- Dataset extract
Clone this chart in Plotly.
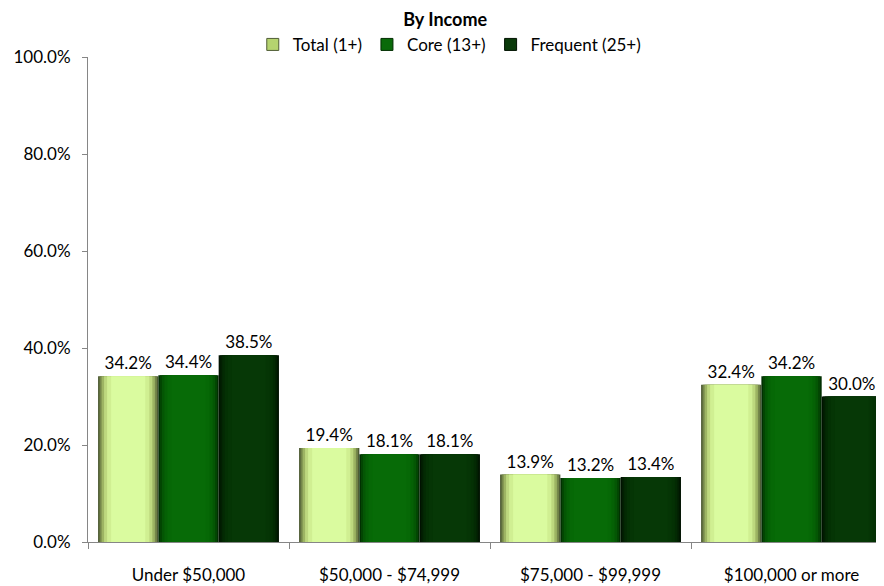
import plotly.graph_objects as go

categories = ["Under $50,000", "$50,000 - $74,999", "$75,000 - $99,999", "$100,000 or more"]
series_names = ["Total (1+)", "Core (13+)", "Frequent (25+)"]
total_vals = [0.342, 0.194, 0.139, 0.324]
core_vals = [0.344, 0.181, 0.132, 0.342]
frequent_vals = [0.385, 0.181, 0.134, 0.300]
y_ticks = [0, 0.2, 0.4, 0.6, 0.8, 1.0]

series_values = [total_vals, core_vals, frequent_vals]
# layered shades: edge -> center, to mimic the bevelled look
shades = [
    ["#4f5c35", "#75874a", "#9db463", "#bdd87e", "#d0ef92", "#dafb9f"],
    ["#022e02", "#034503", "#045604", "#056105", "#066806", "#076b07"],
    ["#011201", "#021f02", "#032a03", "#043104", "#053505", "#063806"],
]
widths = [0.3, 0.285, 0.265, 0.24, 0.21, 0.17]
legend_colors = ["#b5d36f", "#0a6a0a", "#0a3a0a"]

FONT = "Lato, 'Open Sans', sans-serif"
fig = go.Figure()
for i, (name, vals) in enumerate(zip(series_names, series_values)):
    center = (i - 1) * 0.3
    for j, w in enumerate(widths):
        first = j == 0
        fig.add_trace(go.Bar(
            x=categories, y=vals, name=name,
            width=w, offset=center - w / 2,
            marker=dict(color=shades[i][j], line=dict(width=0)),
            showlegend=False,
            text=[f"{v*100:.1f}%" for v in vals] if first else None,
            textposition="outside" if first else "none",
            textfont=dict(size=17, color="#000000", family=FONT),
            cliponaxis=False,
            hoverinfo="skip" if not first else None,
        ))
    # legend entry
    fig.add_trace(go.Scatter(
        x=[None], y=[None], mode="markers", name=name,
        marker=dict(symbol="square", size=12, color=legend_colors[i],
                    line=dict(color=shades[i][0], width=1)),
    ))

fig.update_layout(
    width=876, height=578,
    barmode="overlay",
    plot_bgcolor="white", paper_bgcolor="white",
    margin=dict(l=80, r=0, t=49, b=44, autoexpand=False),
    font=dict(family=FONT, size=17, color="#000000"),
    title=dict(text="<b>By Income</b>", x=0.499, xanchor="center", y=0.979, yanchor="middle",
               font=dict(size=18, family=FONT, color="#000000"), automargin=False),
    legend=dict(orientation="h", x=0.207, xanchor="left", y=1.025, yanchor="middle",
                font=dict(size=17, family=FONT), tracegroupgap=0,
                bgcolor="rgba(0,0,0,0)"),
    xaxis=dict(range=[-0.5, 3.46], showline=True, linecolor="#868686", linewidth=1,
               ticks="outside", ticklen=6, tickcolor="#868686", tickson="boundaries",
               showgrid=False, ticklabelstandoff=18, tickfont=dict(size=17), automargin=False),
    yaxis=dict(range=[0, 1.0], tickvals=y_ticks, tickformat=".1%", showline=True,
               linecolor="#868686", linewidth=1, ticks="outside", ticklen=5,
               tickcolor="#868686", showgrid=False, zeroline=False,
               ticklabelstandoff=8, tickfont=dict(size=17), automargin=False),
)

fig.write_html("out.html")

- Stated exercise
Repeat the material above verbatim. Leave the pictures behind.

- Full answer
Clone this chart in Plotly.
import plotly.graph_objects as go

categories = ["Under $50,000", "$50,000 - $74,999", "$75,000 - $99,999", "$100,000 or more"]
series_names = ["Total (1+)", "Core (13+)", "Frequent (25+)"]
total_vals = [0.342, 0.194, 0.139, 0.324]
core_vals = [0.344, 0.181, 0.132, 0.342]
frequent_vals = [0.385, 0.181, 0.134, 0.300]
y_ticks = [0, 0.2, 0.4, 0.6, 0.8, 1.0]

series_values = [total_vals, core_vals, frequent_vals]
# layered shades: edge -> center, to mimic the bevelled look
shades = [
    ["#4f5c35", "#75874a", "#9db463", "#bdd87e", "#d0ef92", "#dafb9f"],
    ["#022e02", "#034503", "#045604", "#056105", "#066806", "#076b07"],
    ["#011201", "#021f02", "#032a03", "#043104", "#053505", "#063806"],
]
widths = [0.3, 0.285, 0.265, 0.24, 0.21, 0.17]
legend_colors = ["#b5d36f", "#0a6a0a", "#0a3a0a"]

FONT = "Lato, 'Open Sans', sans-serif"
fig = go.Figure()
for i, (name, vals) in enumerate(zip(series_names, series_values)):
    center = (i - 1) * 0.3
    for j, w in enumerate(widths):
        first = j == 0
        fig.add_trace(go.Bar(
            x=categories, y=vals, name=name,
            width=w, offset=center - w / 2,
            marker=dict(color=shades[i][j], line=dict(width=0)),
            showlegend=False,
            text=[f"{v*100:.1f}%" for v in vals] if first else None,
            textposition="outside" if first else "none",
            textfont=dict(size=17, color="#000000", family=FONT),
            cliponaxis=False,
            hoverinfo="skip" if not first else None,
        ))
    # legend entry
    fig.add_trace(go.Scatter(
        x=[None], y=[None], mode="markers", name=name,
        marker=dict(symbol="square", size=12, color=legend_colors[i],
                    line=dict(color=shades[i][0], width=1)),
    ))

fig.update_layout(
    width=876, height=578,
    barmode="overlay",
    plot_bgcolor="white", paper_bgcolor="white",
    margin=dict(l=80, r=0, t=49, b=44, autoexpand=False),
    font=dict(family=FONT, size=17, color="#000000"),
    title=dict(text="<b>By Income</b>", x=0.499, xanchor="center", y=0.979, yanchor="middle",
               font=dict(size=18, family=FONT, color="#000000"), automargin=False),
    legend=dict(orientation="h", x=0.207, xanchor="left", y=1.025, yanchor="middle",
                font=dict(size=17, family=FONT), tracegroupgap=0,
                bgcolor="rgba(0,0,0,0)"),
    xaxis=dict(range=[-0.5, 3.46], showline=True, linecolor="#868686", linewidth=1,
               ticks="outside", ticklen=6, tickcolor="#868686", tickson="boundaries",
               showgrid=False, ticklabelstandoff=18, tickfont=dict(size=17), automargin=False),
    yaxis=dict(range=[0, 1.0], tickvals=y_ticks, tickformat=".1%", showline=True,
               linecolor="#868686", linewidth=1, ticks="outside", ticklen=5,
               tickcolor="#868686", showgrid=False, zeroline=False,
               ticklabelstandoff=8, tickfont=dict(size=17), automargin=False),
)

fig.write_html("out.html")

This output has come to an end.